• _EXERCISE GOAL_
Copy the lines holding the word "this", all of them.

• _TASK INPUTS_
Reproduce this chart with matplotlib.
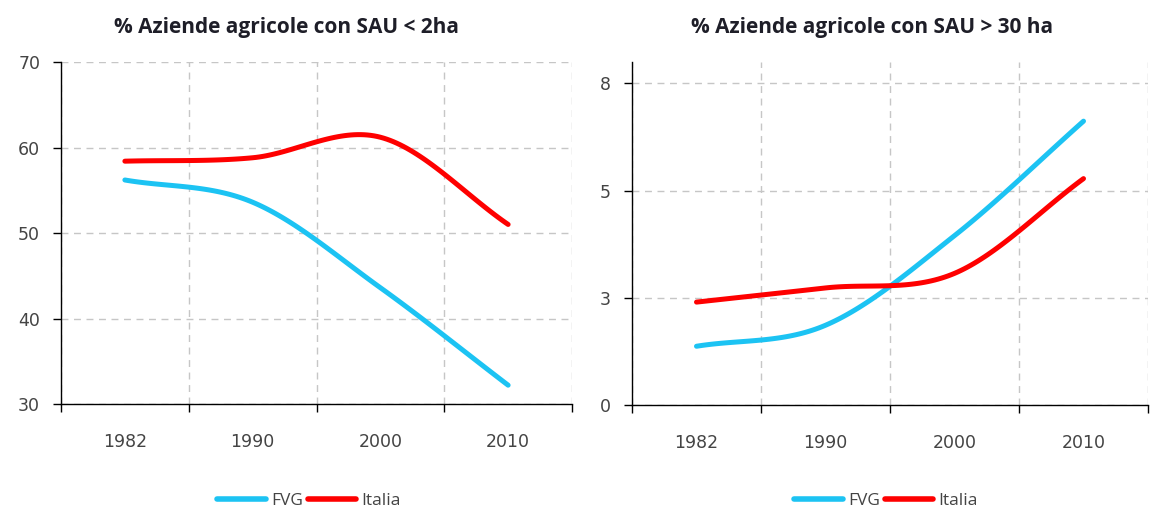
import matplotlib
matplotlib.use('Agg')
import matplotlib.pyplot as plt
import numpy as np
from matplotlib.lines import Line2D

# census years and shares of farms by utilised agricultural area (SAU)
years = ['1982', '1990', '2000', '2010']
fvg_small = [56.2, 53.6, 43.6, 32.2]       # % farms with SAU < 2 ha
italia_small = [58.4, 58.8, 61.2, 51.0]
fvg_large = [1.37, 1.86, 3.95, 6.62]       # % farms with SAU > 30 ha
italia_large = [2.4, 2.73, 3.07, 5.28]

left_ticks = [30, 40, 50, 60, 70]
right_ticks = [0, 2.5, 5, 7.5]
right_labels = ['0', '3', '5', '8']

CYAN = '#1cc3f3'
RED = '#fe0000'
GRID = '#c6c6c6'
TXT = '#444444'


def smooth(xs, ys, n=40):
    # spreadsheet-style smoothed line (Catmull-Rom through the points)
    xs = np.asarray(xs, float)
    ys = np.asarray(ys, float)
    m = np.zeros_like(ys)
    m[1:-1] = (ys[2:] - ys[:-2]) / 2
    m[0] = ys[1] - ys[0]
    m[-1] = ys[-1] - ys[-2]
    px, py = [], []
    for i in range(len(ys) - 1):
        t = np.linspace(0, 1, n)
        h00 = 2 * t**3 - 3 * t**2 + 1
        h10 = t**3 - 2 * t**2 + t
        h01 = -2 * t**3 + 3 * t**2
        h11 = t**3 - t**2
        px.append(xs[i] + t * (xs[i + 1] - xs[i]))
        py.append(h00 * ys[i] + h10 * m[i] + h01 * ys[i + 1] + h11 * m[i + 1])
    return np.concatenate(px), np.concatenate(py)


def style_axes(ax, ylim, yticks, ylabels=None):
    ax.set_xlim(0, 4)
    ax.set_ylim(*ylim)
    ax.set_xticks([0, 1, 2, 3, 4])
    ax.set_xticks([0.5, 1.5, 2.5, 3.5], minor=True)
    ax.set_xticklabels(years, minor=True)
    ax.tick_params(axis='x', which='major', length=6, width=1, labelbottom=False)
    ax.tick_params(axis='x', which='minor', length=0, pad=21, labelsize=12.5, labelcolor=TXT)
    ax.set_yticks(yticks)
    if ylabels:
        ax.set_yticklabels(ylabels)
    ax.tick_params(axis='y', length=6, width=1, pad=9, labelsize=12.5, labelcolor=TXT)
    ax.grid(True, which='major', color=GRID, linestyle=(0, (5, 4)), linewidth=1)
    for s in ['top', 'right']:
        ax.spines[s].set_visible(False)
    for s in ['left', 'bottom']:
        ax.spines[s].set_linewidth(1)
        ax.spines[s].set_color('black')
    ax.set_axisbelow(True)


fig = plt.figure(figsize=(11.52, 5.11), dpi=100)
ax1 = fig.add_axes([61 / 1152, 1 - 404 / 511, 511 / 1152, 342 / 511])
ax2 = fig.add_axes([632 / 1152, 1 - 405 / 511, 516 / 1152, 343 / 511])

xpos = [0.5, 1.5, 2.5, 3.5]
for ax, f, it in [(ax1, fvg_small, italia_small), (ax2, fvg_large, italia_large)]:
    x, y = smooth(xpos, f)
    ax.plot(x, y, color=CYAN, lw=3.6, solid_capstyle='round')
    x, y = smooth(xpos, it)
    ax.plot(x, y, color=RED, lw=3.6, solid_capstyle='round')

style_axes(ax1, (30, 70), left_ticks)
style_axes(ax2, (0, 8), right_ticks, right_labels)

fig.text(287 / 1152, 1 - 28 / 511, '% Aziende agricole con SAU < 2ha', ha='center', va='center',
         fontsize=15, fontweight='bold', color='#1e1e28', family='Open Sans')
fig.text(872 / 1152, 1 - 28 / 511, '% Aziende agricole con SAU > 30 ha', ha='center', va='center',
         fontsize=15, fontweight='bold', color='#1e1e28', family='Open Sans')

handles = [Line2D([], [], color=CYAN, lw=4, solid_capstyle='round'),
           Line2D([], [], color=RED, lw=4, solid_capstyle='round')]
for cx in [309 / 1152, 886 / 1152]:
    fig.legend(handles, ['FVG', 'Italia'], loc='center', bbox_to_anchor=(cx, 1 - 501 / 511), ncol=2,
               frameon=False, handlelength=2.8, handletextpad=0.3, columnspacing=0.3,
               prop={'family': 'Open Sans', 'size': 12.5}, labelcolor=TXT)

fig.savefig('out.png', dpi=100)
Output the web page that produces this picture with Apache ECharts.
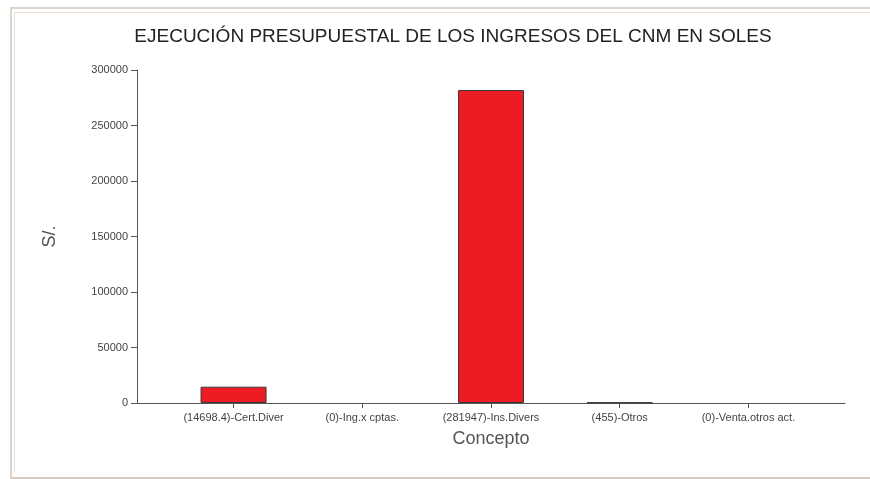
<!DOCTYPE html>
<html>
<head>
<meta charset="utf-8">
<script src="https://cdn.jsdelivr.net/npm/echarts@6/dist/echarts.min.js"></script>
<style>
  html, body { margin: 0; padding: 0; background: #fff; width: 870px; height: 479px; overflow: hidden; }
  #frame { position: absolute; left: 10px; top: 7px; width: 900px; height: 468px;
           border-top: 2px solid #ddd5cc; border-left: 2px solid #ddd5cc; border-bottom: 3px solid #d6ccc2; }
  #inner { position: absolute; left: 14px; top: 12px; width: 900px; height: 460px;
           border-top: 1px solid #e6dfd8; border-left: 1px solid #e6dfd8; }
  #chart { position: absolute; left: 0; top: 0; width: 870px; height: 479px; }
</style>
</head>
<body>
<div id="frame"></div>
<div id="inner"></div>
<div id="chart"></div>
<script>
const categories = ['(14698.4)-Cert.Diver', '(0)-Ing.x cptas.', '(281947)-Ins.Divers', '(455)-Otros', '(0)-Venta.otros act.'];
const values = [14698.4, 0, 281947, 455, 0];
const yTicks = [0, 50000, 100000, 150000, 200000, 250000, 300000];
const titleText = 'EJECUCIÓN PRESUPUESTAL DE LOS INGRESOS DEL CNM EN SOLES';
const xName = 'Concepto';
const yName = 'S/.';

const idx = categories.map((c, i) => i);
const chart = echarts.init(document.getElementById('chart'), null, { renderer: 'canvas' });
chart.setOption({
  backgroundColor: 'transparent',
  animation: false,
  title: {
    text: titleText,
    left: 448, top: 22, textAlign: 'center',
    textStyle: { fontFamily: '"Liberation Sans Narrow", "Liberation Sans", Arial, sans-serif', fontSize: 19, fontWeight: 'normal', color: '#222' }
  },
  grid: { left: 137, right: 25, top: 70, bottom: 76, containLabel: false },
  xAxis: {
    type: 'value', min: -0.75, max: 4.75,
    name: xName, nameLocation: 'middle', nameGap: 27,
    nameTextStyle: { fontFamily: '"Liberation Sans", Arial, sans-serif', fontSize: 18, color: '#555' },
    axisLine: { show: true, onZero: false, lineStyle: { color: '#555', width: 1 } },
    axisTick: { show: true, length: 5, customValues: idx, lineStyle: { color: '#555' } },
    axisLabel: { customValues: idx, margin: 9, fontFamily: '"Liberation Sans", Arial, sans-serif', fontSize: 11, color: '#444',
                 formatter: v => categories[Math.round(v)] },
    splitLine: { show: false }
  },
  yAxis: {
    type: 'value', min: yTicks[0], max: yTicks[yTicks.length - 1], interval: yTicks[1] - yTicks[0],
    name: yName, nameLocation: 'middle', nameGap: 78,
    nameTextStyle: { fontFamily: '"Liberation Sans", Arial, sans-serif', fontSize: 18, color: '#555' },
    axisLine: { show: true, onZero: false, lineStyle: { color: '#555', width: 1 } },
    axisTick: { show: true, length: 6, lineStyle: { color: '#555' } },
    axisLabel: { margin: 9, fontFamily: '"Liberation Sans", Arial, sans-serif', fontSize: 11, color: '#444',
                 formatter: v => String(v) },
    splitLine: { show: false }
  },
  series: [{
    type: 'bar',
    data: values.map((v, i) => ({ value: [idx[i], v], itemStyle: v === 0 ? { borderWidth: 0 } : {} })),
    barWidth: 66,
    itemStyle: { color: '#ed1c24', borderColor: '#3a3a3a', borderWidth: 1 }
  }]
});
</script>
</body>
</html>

• _RESULT_
Reproduce this chart with matplotlib.
Output the web page that produces this picture with Apache ECharts.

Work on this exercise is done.